This is a trust problem more than a marketing problem.

The companies that did better didn't hide the fact that they were selling AI products. Google showed Gemini front and center. Anthropic made AI the literal subject of its campaign. But both used human creativity to do the selling — real storytelling, real humor, real emotional hooks.

The companies that didn't? They led with "we made this with AI" as if the production method was the selling point. It wasn't. Consumers didn't care how the ad was made — they cared whether it was any good.

My opinion is that consumers aren't ready to be on the receiving end of fully AI-generated experiences. As much of an AI advocate as I am, I'm not ready for that either. The technology might be there, but the trust isn't. And you can't buy trust with a better model or a bigger ad budget. It gets built gradually, through experiences that actually deliver value to people.

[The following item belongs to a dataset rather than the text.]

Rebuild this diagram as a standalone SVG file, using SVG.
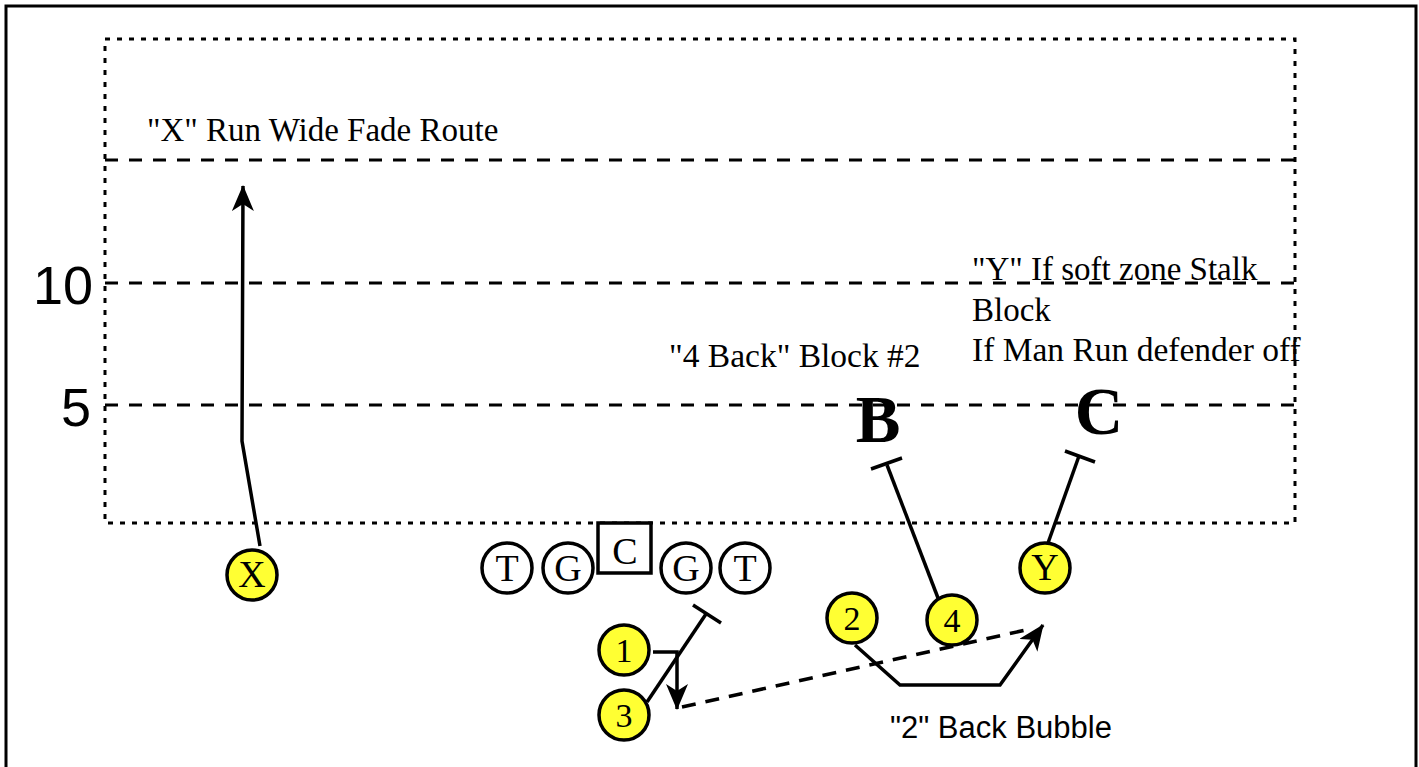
<svg xmlns="http://www.w3.org/2000/svg" width="1419" height="767" viewBox="0 0 1419 767">
<style>
.ln{fill:none;stroke:#000;stroke-width:3.5}
.yard{fill:none;stroke:#000;stroke-width:3;stroke-dasharray:13 11}
.dot{fill:none;stroke:#000;stroke-width:3;stroke-dasharray:5 7}
.off{fill:#fff;stroke:#000;stroke-width:3.5}
.pl{fill:#ffff33;stroke:#000;stroke-width:3.5}
.ser{font-family:"Liberation Serif","Times New Roman",serif;fill:#000}
.sans{font-family:"Liberation Sans",Arial,sans-serif;fill:#000}
.lbl{font-family:"Liberation Serif","Times New Roman",serif;font-size:38px;text-anchor:middle;fill:#000}
.num{font-family:"Liberation Serif","Times New Roman",serif;font-size:34px;text-anchor:middle;fill:#000}
.def{font-family:"Liberation Serif","Times New Roman",serif;font-size:67px;font-weight:bold;text-anchor:middle;fill:#000}
</style>
<defs>
<marker id="ah" markerUnits="userSpaceOnUse" markerWidth="30" markerHeight="24" refX="25" refY="11" orient="auto" viewBox="0 0 30 24">
<path d="M0,0 L26,11 L0,22 L7,11 Z" fill="#000"/>
</marker>
</defs>
<rect width="1419" height="767" fill="#fff"/>
<g id="field">
<path d="M6,780 V6 H1416 V780" fill="none" stroke="#000" stroke-width="3"/>
<rect x="105" y="39" width="1190" height="484" class="dot"/>
<line x1="105" y1="160" x2="1298" y2="160" class="yard"/>
<line x1="105" y1="283" x2="1298" y2="283" class="yard"/>
<line x1="105" y1="405" x2="1298" y2="405" class="yard"/>
<text x="93" y="304" class="sans" font-size="54" text-anchor="end">10</text>
<text x="91" y="426" class="sans" font-size="54" text-anchor="end">5</text>
</g>
<g id="labels">
<text x="147" y="141" class="ser" font-size="33">"X" Run Wide Fade Route</text>
<text x="669" y="367" class="ser" font-size="33.5">"4 Back" Block #2</text>
<text x="972" y="280" class="ser" font-size="33">"Y" If soft zone Stalk</text>
<text x="972" y="321" class="ser" font-size="33">Block</text>
<text x="972" y="361" class="ser" font-size="33.5">If Man Run defender off</text>
<text x="890" y="738" class="sans" font-size="31">"2" Back Bubble</text>
</g>
<g id="connectors">
<polyline points="260,546 242,441 243,186" class="ln" marker-end="url(#ah)"/>
<line x1="938" y1="598" x2="887" y2="465" class="ln"/>
<line x1="871" y1="469" x2="902" y2="458" class="ln"/>
<line x1="1048" y1="543" x2="1079" y2="456" class="ln"/>
<line x1="1065" y1="451" x2="1095" y2="462" class="ln"/>
<line x1="647" y1="702" x2="706" y2="614" class="ln"/>
<line x1="693" y1="605" x2="721" y2="623" class="ln"/>
<polyline points="653,652 677,652 677,709" class="ln" marker-end="url(#ah)"/>
<line x1="682" y1="707" x2="1030" y2="629" class="ln" stroke-dasharray="14 10"/>
<polyline points="855,645 900,685 1000,685 1043,625" class="ln" marker-end="url(#ah)"/>
</g>
<g id="node-X"><circle cx="252" cy="575" r="25" class="pl"/><text x="252" y="587" class="lbl" font-size="34">X</text></g>
<g id="node-LT"><circle cx="507" cy="568" r="25" class="off"/><text x="507" y="581" class="lbl">T</text></g>
<g id="node-LG"><circle cx="568" cy="568" r="25" class="off"/><text x="568" y="581" class="lbl">G</text></g>
<g id="node-C"><rect x="598" y="523" width="53" height="50" class="off"/><text x="625" y="564" class="lbl">C</text></g>
<g id="node-RG"><circle cx="686" cy="568" r="25" class="off"/><text x="686" y="581" class="lbl">G</text></g>
<g id="node-RT"><circle cx="745" cy="568" r="25" class="off"/><text x="745" y="581" class="lbl">T</text></g>
<g id="node-1"><circle cx="624" cy="650" r="25" class="pl"/><text x="624" y="662" class="num">1</text></g>
<g id="node-3"><circle cx="624" cy="715" r="25" class="pl"/><text x="624" y="727" class="num">3</text></g>
<g id="node-2"><circle cx="852" cy="618" r="25" class="pl"/><text x="852" y="630" class="num">2</text></g>
<g id="node-4"><circle cx="952" cy="620" r="25" class="pl"/><text x="952" y="632" class="num">4</text></g>
<g id="node-Y"><circle cx="1045" cy="568" r="25" class="pl"/><text x="1045" y="580" class="lbl" font-size="34">Y</text></g>
<g id="def-B"><text x="878" y="442" class="def">B</text></g>
<g id="def-C"><text x="1099" y="434" class="def">C</text></g>
</svg>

What companies should be doing is a hybrid approach. Use AI to accelerate your internal workflows — drafts, data analysis, testing, ideation. Then let your people shape and deliver what customers actually see. AI behind the curtain. Humans out front. Not forever — but right now, while trust is still being established.

Brands that try to skip this step — the ones shoving AI-generated content in front of consumers who haven't been brought along for the ride — are going to keep getting Svedka'd. The ones building trust gradually, proving value quietly, and keeping a human in the loop where it matters? Those are the ones who'll still be standing when the dust settles.

This is what AI fluency looks like in practice: it's not just knowing how to use AI tools to create outputs. It's knowing when AI helps and when it hurts — with your customers, your brand, and your business. The leaders who understand that distinction and get ahead of it will build stronger trust with their audience and be in a much better position to grow.